Canonical Ordering Algorithm (Unicode)
Last updated at 9:21 am UTC on 10 December 2015
http://www.unicode.org/versions/Unicode8.0.0/UnicodeStandard-8.0.pdf
p. 137
D108 Reorderable pair:
Two adjacent characters A and B in a coded character sequence are a Reorderable Pair
if and only if ccc(A) > ccc(B) > 0.
D109 Canonical Ordering Algorithm:
In a decomposed character sequence D, exchange the positions of the characters in each Reorderable Pair until the sequence contains no
more Reorderable Pairs.
- In effect, the Canonical Ordering Algorithm is a local bubble sort that guarantees that a Canonical Decomposition or a Compatibility Decomposition will contain no subsequences in which a combining mark is followed directly by another combining mark that has a lower, non-zero combining class.

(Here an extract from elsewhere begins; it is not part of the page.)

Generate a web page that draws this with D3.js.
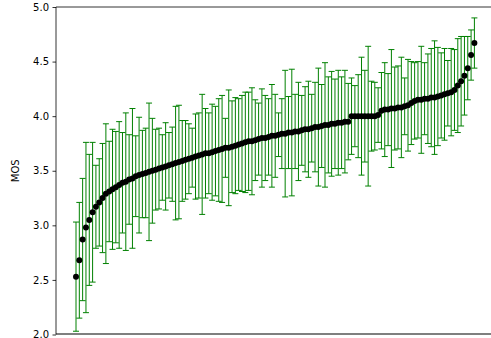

- Canonical ordering is defined in terms of application of the Canonical Ordering Algorithm to an entire decomposed sequence.
Examples
For example, canonical decomposition of the sequence
U+1E0B latin small letter d with dot above, U+0323 combining dot below
would result in the sequence
U+0064 latin small letter d, U+0307 combining dot above, U+0323 combining dot below,
a sequence which is not yet in canonical order.
Most decompositions for Unicode strings are already in canonical order.
Another example would be a vowel plus a nasalisation and acute diacritial mark (taken from Combining Diacritical Marks Range (Unicode)).
The diacritical marks could either be correctly canonically ordered or not.